Seorang teman di Twitter menterjemahkannya seperti pada gambar di atas.
Membuat film the Revenant adalah tentang hubungan manusia dengan alam dunia ini. satu dunia yang kita jatuhkan secara kolektif yang membuat tahun 2015 menjadi tahun paling panas sepanjang rekaman sejarah. Tim produksi kami harus pergi ke kutub selatan dari planet ini untuk menemukan salju. Situasi ini merupakan yang paling urgen yang dihadapi oleh seluruh spesies kita. Kita harus bekerjasama dan berhenti menunda-nunda. Kita harus mendukung para pemimpin di seluruh dunia ini yang tidak bicara sola penyebab polusi atau korpotasi-korporasi besat tetapi yang bicara untuk kemanusiaan; dan kepada masyarakat lokal dunia ini, untuk jutaan orang yang kurang mampu disana, yang suaranya ditenggelamkan oleh para politisi serakah.
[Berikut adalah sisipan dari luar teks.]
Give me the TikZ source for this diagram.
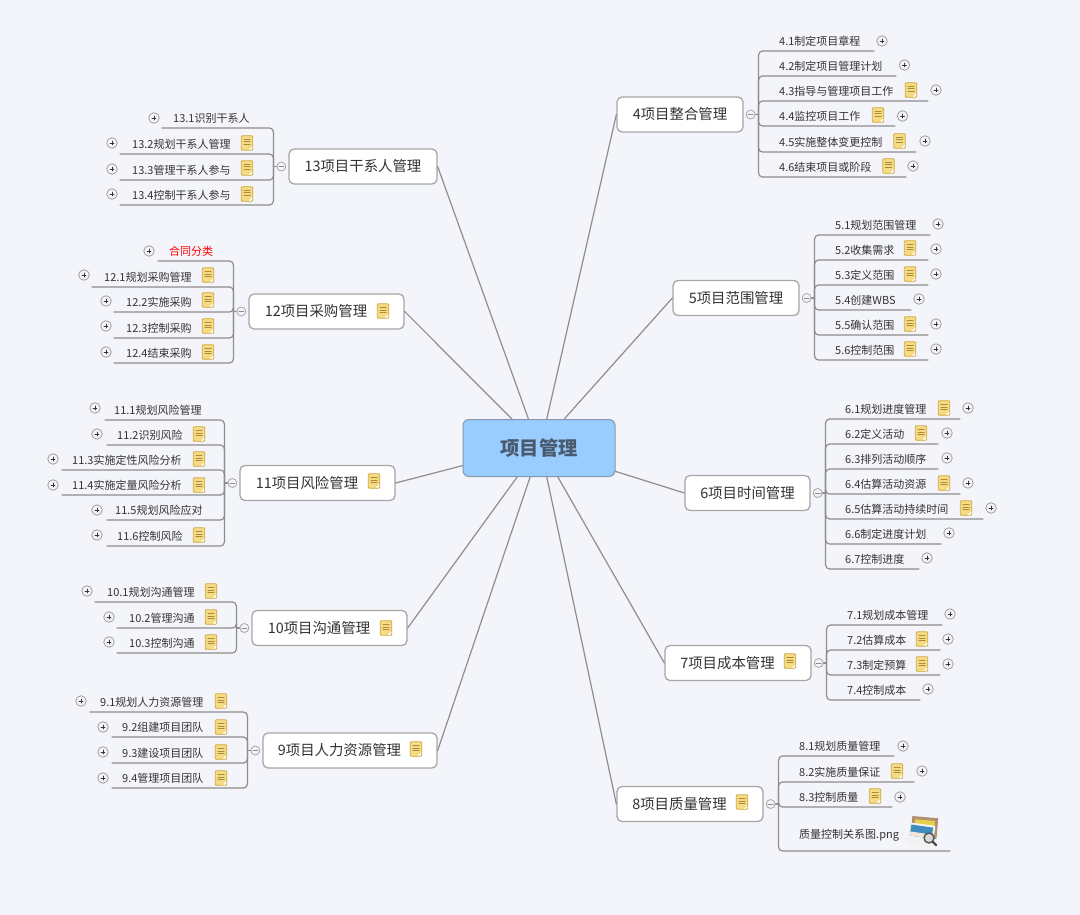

Jangan menjadi orang yang tidak perduli atas planet ini. Yang saya capai malam ini pun tidak terjadi begitu saja.
Sama seperti pesan Paus Francis pada Laudato Si, ensiklik keduanya dengan kandungan pemahaman ekologis yang jauh lebih kaya, bagi saya pesan Leonardo Di Caprio ini cukup mewakili jutaan orang Indonesia yang sangat menginginkan bumi nusantara ini dibangun, dimajukan sekaligus dijaga untuk keadilan sosial bagi seluruh rakyat, bukan hanya bagi para korporasi atau pelaku lain (yang tidak berfikir dua kali mengorbankan sustainable ecotourisme demi sustainable corporate income).
Inilah horas “lain” yang saya maksud. Bukan sekedar basa-basi tetapi juga ungkapan salam silaturahmi penuh harapan bagi siapapun yang menerima salam itu. Entah mengapa bisa terjadi dalam waktu bersamaan dengan kedatangan Jokowi ke kawasan Danau Toba yang (konon) katanya kaya dengan keindahan alam dan limpah khazanah kearifan dan budaya penduduk lokal, pesan dari appara saya Leonardo Di Caprio ini menyatukan rasa dari jutaan orang yang cinta dan perduli dengan sustainable dan holistic development untuk Danau Toba dan rakyat yang berdiam di sana.
Saat ini, salam itu ditujukan kepada Pak Jokowi.